Here, alphabetical by author, are twenty choices for my all-time personal favorite novels (so far). To avoid the vexing question of Shakespeare and Chaucer and Dante, not to mention all the Greeks, I’ve excluded plays and poetry. (I'm bending Zane's rules here, there is no way I could begin to pare this list down to ten—and the only way I could rank them would be to run them all through my iPod shuffle.)
-- Emma, Jane Austen
-- Jane Eyre, Charlotte Bronte
-- Wuthering Heights, Emily Bronte
-- A Home at the End of the World, Michael Cunningham
-- Bleak House, Charles Dickens
-- Great Expectations, Charles Dickens
-- Light in August, William Faulkner
-- Love in the Time of Cholera, Gabriel Garcia Marquez
-- The Sunlight Dialogues, John Gardner
-- The Return of the Native, Thomas Hardy
-- The Known World, Edward P. Jones
-- The Rainbow, D. H. Lawrence
-- The Moon and Sixpence, W. Somerset Maugham
-- Pierre, Herman Melville*
-- Beloved, Toni Morrison
-- The Bell, Iris Murdoch
-- At Swim, Two Boys, Jamie O'Neill
-- Blindness, Jose Saramago
-- Mrs. Dalloway, Virginia Woolf
-- Germinal, Emile Zola
And I have to give honorable mention to Richard Adams’s Watership Down, which was my favorite book as a young reader and which is single-handedly responsible for my spending more money on books than on groceries each week. (If you have his address, please forward it to me so I can send him an invoice.)

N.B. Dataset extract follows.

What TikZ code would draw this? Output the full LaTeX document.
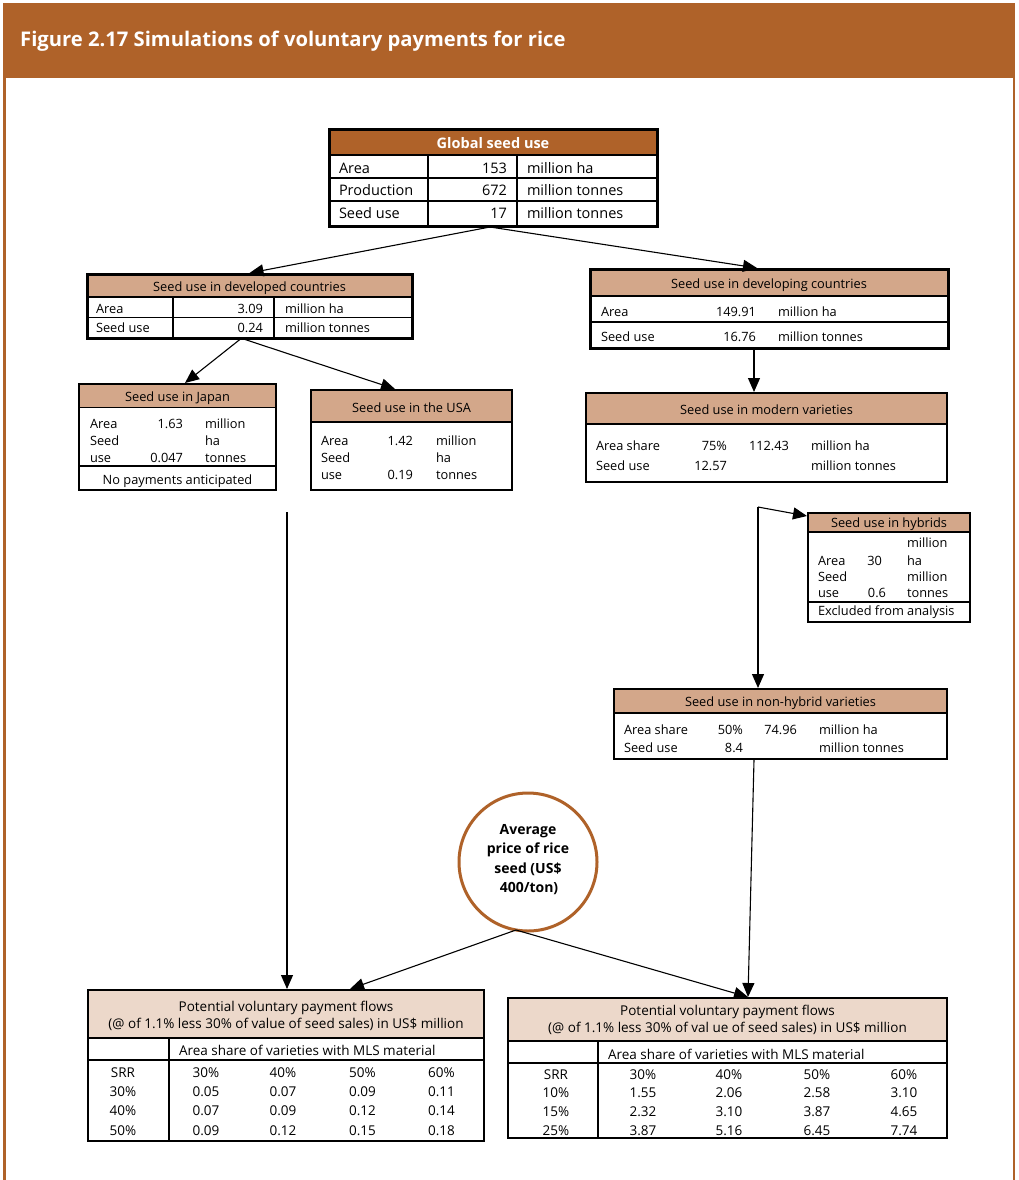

I also wish I could find room for something by Margaret Atwood, James Baldwin, Willa Cather, John Fowles, or Doris Lessing. Although I've read and I like nearly everything they've written, no single work catapults itself onto this list.
This very personal list, like anyone’s, could not be considered an “all-time greatest” list. For starters, my reading hasn’t been comprehensive enough (I haven’t yet read War and Peace or Middlemarch or anything by Dostoevsky or Dumas, and I haven’t finished In Search of Lost Time), nor is it global enough (there are only three works in translation included here), nor can I remember many of the books I read 25 years ago (such as works by Conrad and Fielding and Stevenson, all of which I remember enjoying--but were they really as good as my memory insists?).
Even so, nearly all of these authors are included in Zane’s complete listing of books chosen by the 125 writers (the exceptions are John Gardner, Jamie O’Neill, and—surprisingly—Jose Saramago).
* So, do I really think Pierre is better than Moby-Dick? Yes.